[Begin GIVEN INFORMATION]
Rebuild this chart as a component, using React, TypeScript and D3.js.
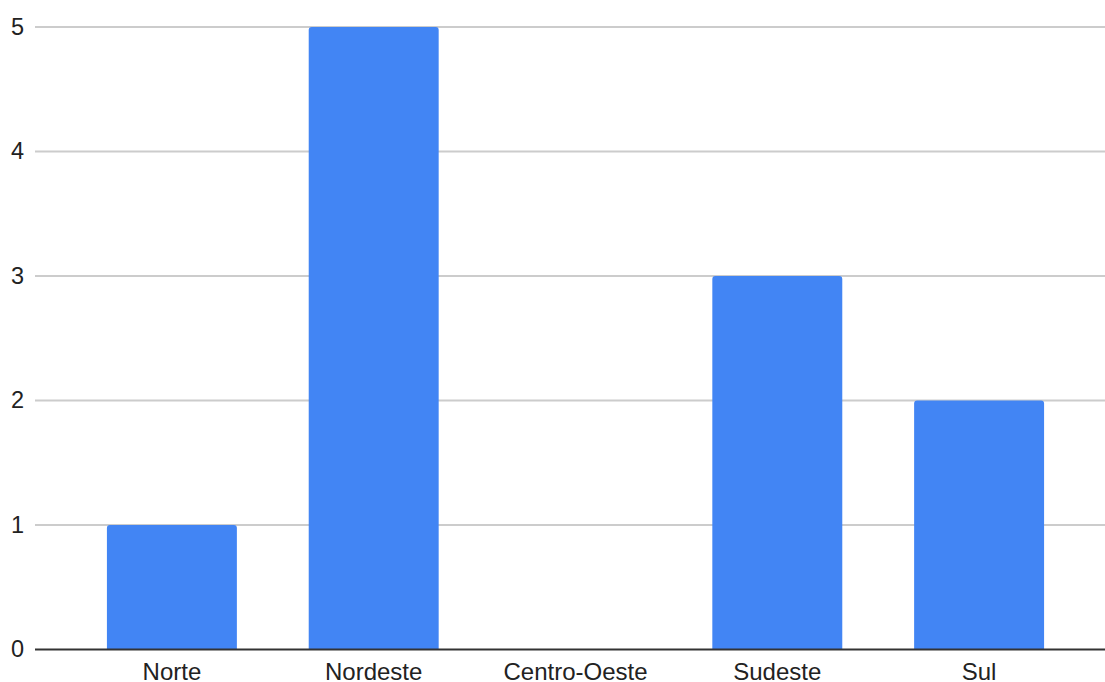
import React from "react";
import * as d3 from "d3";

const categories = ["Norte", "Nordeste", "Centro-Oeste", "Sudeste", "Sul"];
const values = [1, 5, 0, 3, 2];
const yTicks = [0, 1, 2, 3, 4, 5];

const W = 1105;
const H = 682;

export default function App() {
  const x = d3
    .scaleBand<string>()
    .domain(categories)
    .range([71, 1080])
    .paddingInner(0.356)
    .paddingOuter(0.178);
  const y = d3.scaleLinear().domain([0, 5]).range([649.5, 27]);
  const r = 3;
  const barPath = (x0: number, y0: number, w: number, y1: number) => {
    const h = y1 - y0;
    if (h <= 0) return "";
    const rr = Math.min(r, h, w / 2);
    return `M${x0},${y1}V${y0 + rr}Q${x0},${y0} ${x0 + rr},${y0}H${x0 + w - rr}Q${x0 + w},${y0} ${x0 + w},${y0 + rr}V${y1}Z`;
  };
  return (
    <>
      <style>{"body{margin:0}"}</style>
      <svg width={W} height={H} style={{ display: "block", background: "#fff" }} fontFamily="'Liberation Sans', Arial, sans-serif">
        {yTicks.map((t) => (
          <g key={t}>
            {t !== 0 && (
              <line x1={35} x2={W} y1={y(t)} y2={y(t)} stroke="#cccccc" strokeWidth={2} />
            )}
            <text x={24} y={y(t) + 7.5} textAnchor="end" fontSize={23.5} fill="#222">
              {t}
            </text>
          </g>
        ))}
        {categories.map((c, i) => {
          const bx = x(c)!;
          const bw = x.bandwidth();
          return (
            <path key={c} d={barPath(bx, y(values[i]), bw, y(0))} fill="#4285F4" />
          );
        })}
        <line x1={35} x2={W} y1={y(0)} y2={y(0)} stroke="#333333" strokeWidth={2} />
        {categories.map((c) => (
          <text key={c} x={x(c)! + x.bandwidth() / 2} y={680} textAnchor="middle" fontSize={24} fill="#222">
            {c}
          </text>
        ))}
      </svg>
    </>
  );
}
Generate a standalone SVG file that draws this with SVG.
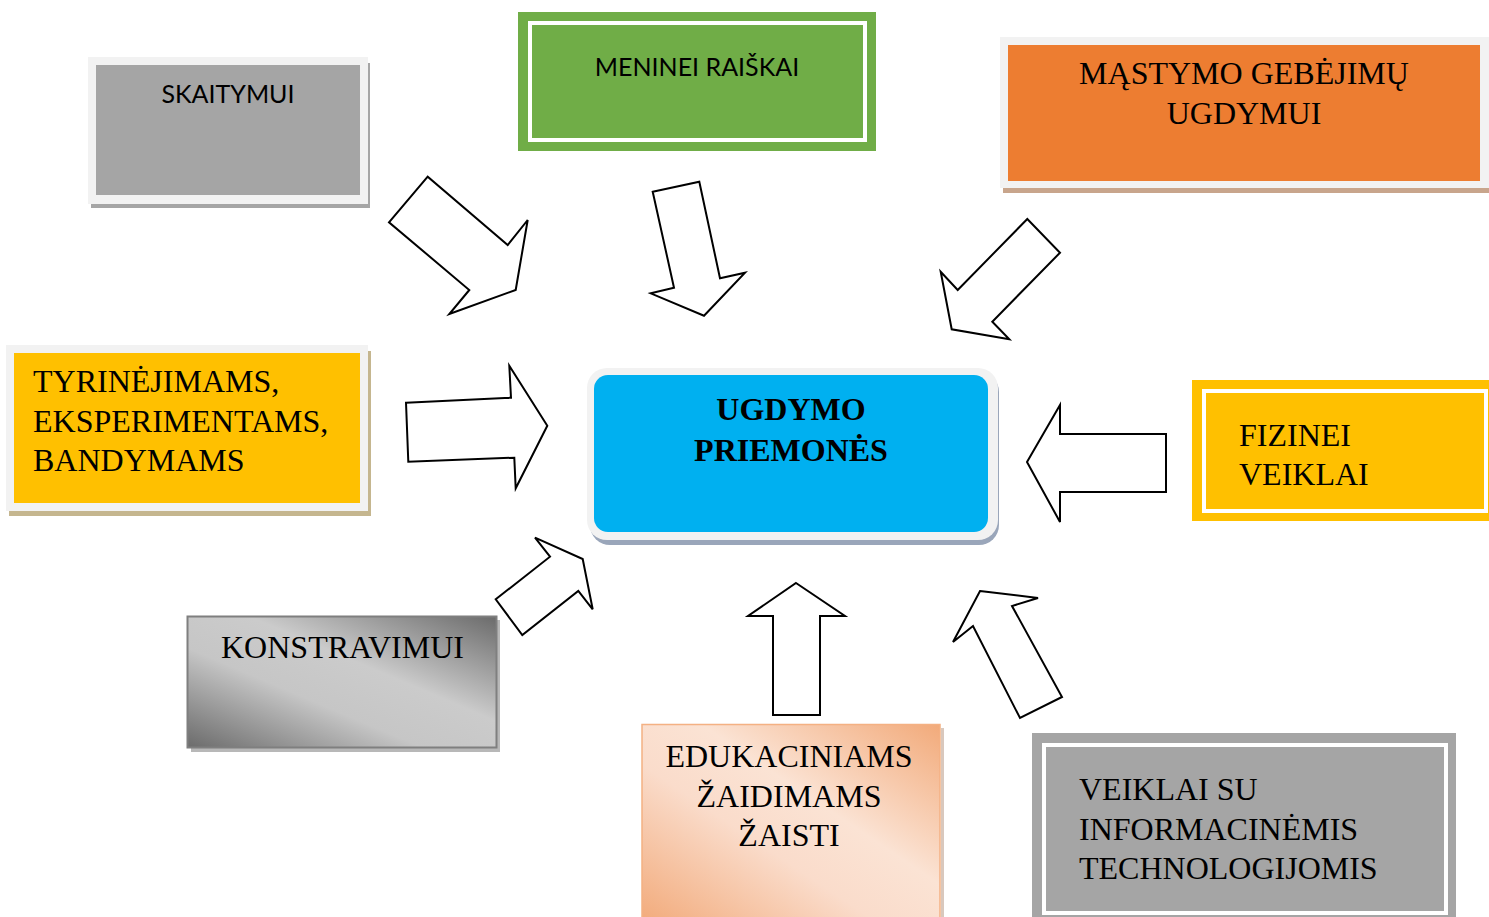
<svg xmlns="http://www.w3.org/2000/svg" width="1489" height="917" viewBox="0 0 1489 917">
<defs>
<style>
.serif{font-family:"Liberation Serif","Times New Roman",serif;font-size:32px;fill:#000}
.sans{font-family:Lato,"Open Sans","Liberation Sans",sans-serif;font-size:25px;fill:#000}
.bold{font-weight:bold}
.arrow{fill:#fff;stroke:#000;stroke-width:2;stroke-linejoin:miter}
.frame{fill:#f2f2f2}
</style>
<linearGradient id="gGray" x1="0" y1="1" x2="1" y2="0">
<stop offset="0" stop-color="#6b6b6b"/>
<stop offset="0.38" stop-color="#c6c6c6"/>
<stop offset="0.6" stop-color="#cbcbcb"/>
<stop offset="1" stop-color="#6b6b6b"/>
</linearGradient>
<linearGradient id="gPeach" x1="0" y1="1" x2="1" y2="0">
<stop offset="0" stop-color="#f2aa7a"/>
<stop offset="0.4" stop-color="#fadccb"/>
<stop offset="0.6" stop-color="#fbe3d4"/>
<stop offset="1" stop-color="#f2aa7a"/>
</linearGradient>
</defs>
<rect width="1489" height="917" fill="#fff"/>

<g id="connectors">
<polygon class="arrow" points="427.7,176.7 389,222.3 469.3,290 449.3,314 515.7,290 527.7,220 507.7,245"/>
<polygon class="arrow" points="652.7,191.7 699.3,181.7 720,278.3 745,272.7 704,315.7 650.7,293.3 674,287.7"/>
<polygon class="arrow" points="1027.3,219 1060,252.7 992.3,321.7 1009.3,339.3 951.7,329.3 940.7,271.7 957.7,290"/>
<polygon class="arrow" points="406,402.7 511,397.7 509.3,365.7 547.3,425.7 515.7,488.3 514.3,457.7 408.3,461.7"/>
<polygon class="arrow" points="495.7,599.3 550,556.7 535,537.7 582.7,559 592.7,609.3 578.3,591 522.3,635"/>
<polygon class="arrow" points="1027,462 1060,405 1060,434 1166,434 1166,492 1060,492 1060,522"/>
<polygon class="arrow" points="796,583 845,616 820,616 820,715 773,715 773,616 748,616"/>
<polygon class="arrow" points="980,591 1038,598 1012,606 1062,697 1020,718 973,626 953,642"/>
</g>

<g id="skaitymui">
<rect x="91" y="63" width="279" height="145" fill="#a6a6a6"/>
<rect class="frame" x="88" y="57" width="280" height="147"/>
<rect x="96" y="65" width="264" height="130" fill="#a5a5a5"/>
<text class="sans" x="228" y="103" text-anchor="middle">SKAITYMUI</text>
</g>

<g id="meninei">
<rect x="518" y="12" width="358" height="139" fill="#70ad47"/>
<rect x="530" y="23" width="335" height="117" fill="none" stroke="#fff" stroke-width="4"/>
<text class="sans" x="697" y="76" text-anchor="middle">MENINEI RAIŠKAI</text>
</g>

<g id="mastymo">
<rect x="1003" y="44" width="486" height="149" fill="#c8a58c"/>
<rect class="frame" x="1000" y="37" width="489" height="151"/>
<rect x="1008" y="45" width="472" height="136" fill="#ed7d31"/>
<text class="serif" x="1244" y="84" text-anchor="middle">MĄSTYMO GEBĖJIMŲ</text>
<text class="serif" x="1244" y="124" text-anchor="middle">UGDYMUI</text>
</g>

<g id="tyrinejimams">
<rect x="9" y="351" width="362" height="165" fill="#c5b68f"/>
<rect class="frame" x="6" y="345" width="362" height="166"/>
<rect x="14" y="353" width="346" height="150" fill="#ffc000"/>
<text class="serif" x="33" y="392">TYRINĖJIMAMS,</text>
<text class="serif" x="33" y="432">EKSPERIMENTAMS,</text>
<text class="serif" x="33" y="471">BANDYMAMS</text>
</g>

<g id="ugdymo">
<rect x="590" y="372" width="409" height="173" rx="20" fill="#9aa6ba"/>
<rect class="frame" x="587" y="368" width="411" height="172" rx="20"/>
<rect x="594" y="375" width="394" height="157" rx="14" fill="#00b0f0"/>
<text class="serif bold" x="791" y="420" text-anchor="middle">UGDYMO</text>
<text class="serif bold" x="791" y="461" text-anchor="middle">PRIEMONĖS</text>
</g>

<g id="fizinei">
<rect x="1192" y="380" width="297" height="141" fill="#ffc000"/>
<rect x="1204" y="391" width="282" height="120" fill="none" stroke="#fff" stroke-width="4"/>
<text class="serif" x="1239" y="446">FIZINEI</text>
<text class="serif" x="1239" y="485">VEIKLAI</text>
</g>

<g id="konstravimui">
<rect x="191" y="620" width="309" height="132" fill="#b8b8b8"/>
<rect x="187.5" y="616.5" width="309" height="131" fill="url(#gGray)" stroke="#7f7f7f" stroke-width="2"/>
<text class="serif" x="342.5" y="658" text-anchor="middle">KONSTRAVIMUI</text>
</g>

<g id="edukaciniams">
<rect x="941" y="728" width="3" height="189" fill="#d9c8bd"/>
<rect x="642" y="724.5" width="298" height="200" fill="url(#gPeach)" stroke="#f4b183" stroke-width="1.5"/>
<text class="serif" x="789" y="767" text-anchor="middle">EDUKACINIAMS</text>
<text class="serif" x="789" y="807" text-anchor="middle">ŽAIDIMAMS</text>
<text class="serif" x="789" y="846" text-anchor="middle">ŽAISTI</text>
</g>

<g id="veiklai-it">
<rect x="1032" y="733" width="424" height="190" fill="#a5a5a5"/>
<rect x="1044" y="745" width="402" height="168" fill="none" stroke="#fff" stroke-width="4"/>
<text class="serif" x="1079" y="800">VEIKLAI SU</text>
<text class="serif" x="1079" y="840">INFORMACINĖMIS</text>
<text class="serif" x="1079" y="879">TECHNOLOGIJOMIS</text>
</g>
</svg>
[End GIVEN INFORMATION]
## GOAL
Skip the pictures, please, and transcribe only the lines from the beginning of the material through the one that contains "const H = 682;".

## THE RESULT
Rebuild this chart as a component, using React, TypeScript and D3.js.
import React from "react";
import * as d3 from "d3";

const categories = ["Norte", "Nordeste", "Centro-Oeste", "Sudeste", "Sul"];
const values = [1, 5, 0, 3, 2];
const yTicks = [0, 1, 2, 3, 4, 5];

const W = 1105;
const H = 682;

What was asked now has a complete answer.